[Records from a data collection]
::::::::

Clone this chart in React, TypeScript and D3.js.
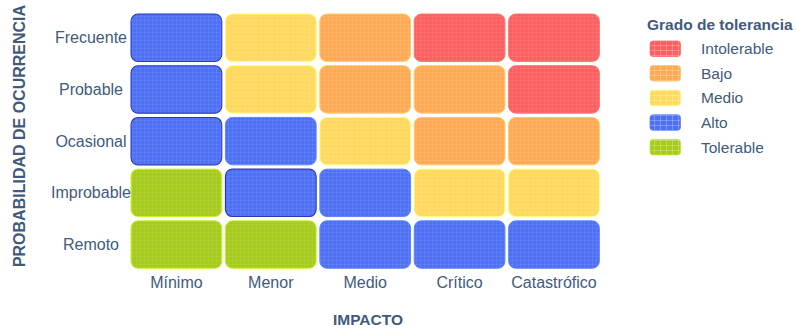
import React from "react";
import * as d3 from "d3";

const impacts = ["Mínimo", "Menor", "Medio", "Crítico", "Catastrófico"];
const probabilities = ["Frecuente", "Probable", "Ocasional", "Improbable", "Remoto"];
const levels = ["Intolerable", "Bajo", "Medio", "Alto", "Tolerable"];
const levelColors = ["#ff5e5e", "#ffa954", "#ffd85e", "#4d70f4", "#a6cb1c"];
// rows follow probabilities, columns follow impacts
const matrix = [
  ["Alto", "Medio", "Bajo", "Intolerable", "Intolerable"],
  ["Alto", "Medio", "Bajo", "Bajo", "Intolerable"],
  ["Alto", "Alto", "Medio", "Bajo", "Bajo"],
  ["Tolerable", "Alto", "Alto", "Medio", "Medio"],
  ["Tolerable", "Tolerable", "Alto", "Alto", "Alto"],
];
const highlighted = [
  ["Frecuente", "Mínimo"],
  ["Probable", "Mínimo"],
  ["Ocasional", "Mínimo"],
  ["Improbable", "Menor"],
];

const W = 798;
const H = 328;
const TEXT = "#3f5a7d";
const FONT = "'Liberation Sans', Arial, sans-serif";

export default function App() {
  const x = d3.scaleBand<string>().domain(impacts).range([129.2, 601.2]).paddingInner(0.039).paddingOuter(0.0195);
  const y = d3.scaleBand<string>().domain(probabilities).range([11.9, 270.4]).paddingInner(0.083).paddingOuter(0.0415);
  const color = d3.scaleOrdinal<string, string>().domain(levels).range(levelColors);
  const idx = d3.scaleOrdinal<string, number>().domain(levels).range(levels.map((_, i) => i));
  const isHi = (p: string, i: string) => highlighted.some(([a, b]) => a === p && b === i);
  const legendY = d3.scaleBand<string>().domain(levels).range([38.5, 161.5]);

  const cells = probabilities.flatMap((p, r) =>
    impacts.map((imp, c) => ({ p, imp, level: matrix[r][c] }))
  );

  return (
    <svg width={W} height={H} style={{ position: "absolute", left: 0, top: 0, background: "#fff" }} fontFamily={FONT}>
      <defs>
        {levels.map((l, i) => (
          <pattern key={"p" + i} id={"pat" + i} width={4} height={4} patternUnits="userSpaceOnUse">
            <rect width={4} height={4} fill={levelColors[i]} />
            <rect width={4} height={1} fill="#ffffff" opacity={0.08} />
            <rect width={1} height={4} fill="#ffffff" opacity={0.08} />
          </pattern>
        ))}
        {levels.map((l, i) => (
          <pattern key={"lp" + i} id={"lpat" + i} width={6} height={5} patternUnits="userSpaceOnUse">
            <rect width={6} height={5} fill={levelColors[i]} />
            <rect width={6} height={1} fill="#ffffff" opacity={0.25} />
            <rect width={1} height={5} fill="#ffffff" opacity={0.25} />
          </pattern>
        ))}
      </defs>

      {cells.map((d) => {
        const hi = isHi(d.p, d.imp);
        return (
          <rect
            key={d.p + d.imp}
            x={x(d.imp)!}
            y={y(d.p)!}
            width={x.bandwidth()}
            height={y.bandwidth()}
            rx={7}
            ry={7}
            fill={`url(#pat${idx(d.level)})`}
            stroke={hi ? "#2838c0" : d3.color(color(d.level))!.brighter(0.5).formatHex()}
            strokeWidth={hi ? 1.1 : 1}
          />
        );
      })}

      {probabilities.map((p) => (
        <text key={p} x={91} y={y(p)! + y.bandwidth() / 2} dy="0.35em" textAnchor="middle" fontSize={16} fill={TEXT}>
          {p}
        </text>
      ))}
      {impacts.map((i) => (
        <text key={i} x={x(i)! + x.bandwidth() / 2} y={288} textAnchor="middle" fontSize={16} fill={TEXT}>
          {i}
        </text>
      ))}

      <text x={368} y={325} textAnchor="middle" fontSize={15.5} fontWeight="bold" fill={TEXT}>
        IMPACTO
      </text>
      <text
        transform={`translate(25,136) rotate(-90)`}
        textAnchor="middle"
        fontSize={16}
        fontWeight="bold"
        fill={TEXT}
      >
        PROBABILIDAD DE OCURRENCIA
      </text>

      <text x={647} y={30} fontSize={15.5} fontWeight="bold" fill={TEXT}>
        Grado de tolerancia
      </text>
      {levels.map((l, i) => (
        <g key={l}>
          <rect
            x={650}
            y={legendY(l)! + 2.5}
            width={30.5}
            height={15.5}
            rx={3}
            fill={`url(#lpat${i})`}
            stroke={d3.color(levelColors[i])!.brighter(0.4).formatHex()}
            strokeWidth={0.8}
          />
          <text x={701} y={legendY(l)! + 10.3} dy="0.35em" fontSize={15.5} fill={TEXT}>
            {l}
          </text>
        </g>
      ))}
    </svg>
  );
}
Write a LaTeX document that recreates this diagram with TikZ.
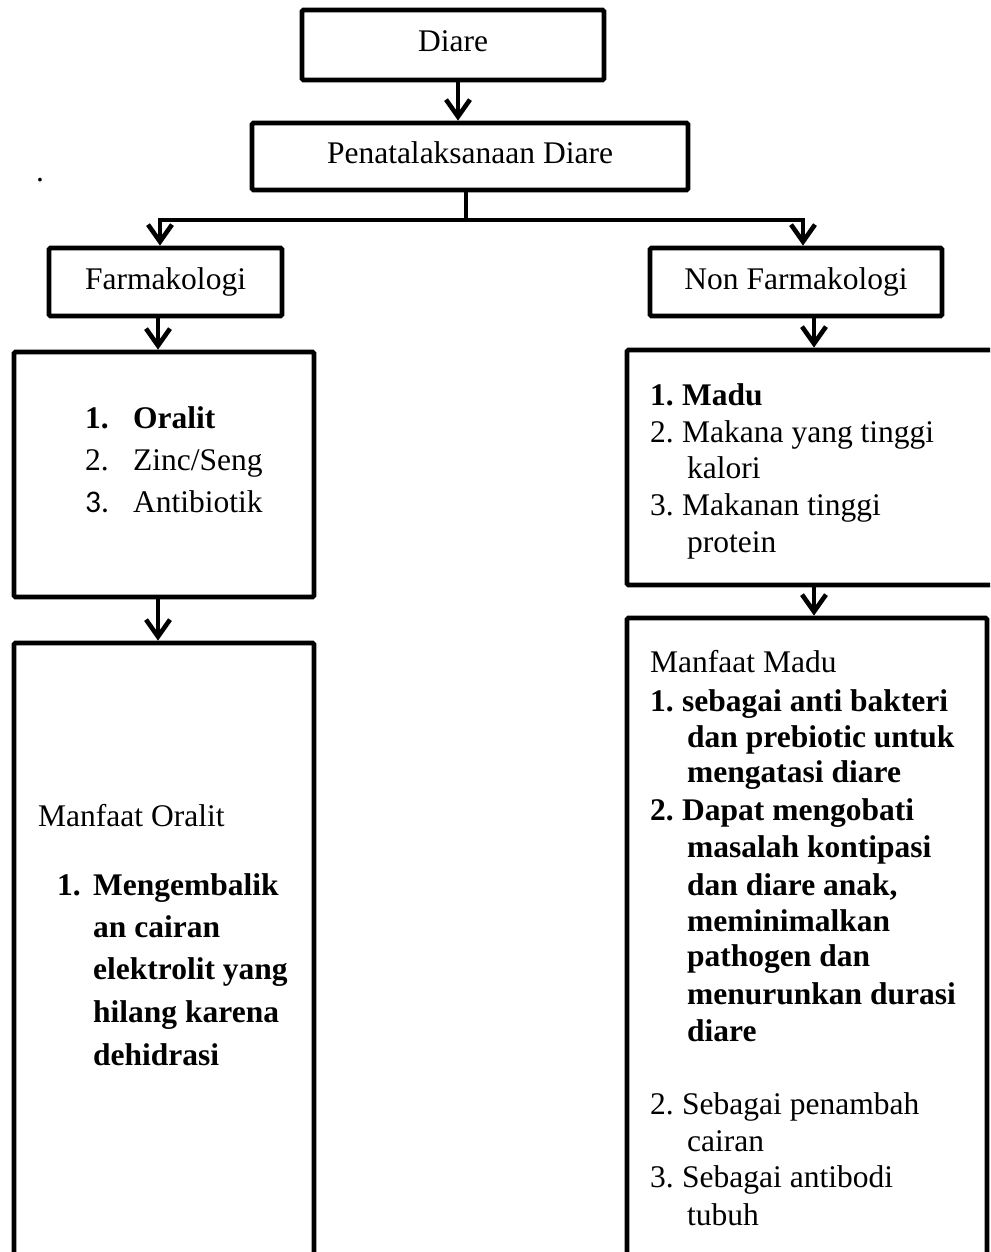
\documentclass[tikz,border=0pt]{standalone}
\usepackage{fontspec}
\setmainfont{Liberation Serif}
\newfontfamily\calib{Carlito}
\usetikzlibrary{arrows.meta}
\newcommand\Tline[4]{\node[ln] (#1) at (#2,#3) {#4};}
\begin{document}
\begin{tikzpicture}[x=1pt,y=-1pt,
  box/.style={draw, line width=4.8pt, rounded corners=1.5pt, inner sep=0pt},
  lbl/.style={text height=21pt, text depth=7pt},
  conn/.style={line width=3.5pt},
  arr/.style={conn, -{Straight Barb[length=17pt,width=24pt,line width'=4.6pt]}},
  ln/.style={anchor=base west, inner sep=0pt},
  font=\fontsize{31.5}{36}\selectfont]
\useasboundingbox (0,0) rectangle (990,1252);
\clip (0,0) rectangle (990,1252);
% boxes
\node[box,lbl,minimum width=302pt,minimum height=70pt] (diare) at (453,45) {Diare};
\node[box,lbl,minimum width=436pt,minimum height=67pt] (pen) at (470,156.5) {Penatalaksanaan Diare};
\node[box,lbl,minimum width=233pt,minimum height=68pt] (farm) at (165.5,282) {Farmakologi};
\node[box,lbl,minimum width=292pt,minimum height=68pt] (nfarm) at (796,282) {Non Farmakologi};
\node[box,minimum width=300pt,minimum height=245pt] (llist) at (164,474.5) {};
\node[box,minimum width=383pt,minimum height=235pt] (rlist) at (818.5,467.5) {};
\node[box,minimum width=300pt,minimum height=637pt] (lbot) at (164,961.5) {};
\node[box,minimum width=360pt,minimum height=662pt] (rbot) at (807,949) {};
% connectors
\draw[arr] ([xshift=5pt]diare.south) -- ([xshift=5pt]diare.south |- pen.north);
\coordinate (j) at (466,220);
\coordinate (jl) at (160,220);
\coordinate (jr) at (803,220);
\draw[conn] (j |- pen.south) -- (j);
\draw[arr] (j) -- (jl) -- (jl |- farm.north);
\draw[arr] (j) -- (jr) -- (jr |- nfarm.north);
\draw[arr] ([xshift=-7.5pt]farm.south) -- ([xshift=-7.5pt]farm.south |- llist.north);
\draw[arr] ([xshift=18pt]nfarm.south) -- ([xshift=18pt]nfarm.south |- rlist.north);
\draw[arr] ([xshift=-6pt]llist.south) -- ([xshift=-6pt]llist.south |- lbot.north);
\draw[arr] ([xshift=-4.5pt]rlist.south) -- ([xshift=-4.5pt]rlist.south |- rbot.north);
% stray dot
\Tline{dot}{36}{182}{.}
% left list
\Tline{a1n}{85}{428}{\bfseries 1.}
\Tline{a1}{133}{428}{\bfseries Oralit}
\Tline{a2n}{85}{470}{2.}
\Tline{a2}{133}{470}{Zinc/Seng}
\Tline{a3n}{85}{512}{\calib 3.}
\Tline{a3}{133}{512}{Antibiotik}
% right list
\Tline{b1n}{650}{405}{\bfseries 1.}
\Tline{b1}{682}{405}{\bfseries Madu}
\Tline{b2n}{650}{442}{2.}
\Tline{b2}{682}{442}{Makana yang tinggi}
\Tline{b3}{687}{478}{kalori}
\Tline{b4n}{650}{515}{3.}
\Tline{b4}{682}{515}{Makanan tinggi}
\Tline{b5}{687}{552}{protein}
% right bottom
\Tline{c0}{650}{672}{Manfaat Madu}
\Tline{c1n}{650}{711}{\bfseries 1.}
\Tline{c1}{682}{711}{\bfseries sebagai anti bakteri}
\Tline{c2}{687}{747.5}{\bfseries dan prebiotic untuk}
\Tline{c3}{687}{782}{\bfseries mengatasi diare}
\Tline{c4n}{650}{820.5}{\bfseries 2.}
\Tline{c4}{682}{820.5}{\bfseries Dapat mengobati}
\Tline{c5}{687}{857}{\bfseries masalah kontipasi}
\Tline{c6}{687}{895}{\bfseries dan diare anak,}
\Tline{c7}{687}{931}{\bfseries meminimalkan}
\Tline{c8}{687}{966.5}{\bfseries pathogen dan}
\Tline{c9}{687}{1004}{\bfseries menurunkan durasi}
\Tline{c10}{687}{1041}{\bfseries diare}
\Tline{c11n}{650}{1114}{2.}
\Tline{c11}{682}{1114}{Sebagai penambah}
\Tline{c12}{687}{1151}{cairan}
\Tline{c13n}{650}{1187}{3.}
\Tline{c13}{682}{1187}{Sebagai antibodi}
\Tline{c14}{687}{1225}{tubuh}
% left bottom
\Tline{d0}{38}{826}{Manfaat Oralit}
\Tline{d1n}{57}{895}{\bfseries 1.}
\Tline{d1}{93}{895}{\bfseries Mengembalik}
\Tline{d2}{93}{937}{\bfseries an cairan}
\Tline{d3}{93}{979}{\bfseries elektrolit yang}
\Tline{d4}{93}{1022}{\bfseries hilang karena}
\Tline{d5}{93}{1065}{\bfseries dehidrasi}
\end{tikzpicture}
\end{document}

::::::::

Begin at the top of the records above and retype each line exactly until the line containing "import * as", which is included. Skip all pictures.

Clone this chart in React, TypeScript and D3.js.
import React from "react";
import * as d3 from "d3";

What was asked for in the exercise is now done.